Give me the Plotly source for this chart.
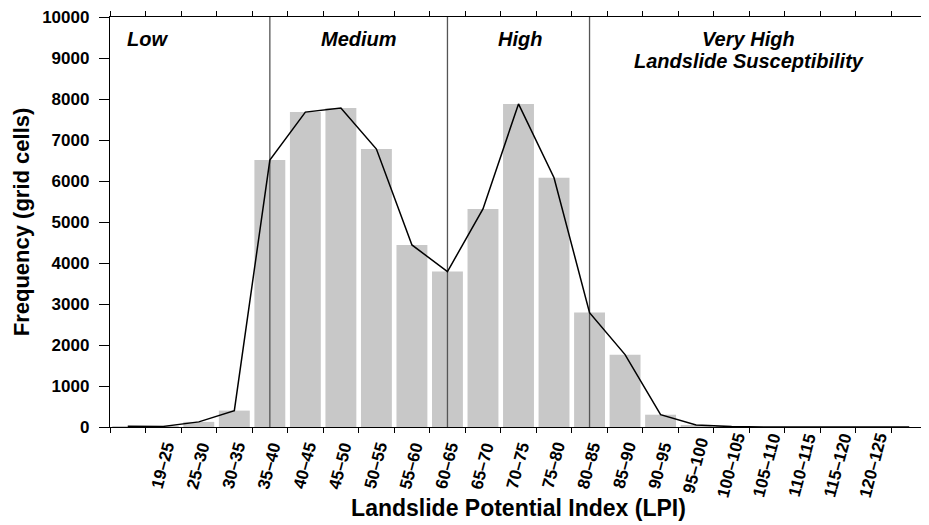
import plotly.graph_objects as go

# ---- data ----
categories = [" ", "19–25", "25–30", "30–35", "35–40", "40–45", "45–50", "50–55",
              "55–60", "60–65", "65–70", "70–75", "75–80", "80–85", "85–90",
              "90–95", "95–100", "100–105", "105–110", "110–115", "115–120",
              "120–125", "  "]
frequency = [20, 15, 125, 400, 6510, 7680, 7780, 6780, 4440, 3790, 5320, 7880,
             6080, 2790, 1765, 300, 50, 10, 0, 0, 0, 0, 0]
class_boundaries = ["35–40", "60–65", "80–85"]
y_max = 10000
class_labels = ["Low", "Medium", "High", "Very High", "Landslide Susceptibility"]

FONT = "Liberation Sans, Arial, sans-serif"
OFF = 8  # page body margin offset

fig = go.Figure()
fig.add_trace(go.Bar(x=categories, y=frequency, marker=dict(color="#c8c8c8", line=dict(width=0)),
                     showlegend=False))
for c in class_boundaries:
    fig.add_trace(go.Scatter(x=[c, c], y=[0, y_max], mode="lines",
                             line=dict(color="#555555", width=1.3), showlegend=False))
fig.add_trace(go.Scatter(x=categories, y=frequency, mode="lines",
                         line=dict(color="black", width=1.5), showlegend=False))

# target plot area in page pixels
W0, W1 = 110, 927
T0, T1 = 17, 427.5
def px(x):
    return (x - W0) / (W1 - W0)
def py(y):
    return (T1 - y) / (T1 - T0)

ann_font = dict(family=FONT, size=20, color="black", weight="bold", style="italic")
ann_specs = [
    (class_labels[0], 125, 39, "left"),
    (class_labels[1], 359, 39, "center"),
    (class_labels[2], 520, 39, "center"),
    (class_labels[3], 748, 39, "center"),
    (class_labels[4], 749, 61, "center"),
]
for text, x, y, anchor in ann_specs:
    fig.add_annotation(text=text, x=px(x), y=py(y), xref="paper", yref="paper",
                       xanchor=anchor, yanchor="middle", showarrow=False, font=ann_font)

# rotated category labels, centred under each bar
tick_font = dict(family=FONT, size=17, color="black", weight="bold")
for c in categories:
    if c.strip():
        fig.add_annotation(text=c, x=c, xref="x", y=py(466.5), yref="paper",
                           xanchor="center", yanchor="middle", textangle=-75,
                           showarrow=False, font=tick_font)

fig.update_layout(
    width=929, height=525,
    margin=dict(l=W0 - OFF, r=929 - (W1 - OFF), t=T0 - OFF, b=525 - (T1 - OFF)),
    plot_bgcolor="white", paper_bgcolor="white",
    bargap=0.13,
    font=dict(family=FONT, color="black"),
)
fig.update_xaxes(
    type="category", categoryorder="array", categoryarray=categories,
    tickson="boundaries", ticks="outside", ticklen=5, tickwidth=1.2, tickcolor="black",
    showline=True, linecolor="black", linewidth=1.3, mirror="ticks",
    showgrid=False, zeroline=False, showticklabels=False, automargin=False,
    title=dict(text="Landslide Potential Index (LPI)",
               font=dict(family=FONT, size=23, color="black", weight="bold"), standoff=72),
)
fig.update_yaxes(
    range=[0, y_max], dtick=1000, tickformat="d", ticks="outside", ticklen=10,
    tickwidth=1.2, tickcolor="black",
    showline=True, linecolor="black", linewidth=1.3, mirror="ticks",
    showgrid=False, zeroline=False, ticklabelstandoff=6, automargin=False,
    ticklabeloverflow="allow",
    tickfont=dict(family=FONT, size=17, color="black", weight="bold"),
    title=dict(text="Frequency (grid cells)",
               font=dict(family=FONT, size=22, color="black", weight="bold"), standoff=6),
)

fig.write_html("out.html")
____________________
» **Problem details**
Look at the listing and set down only the lines from its start through the line with "import plotly.graph_objects as go", word for word and without pictures.

» **The result**
Give me the Plotly source for this chart.
import plotly.graph_objects as go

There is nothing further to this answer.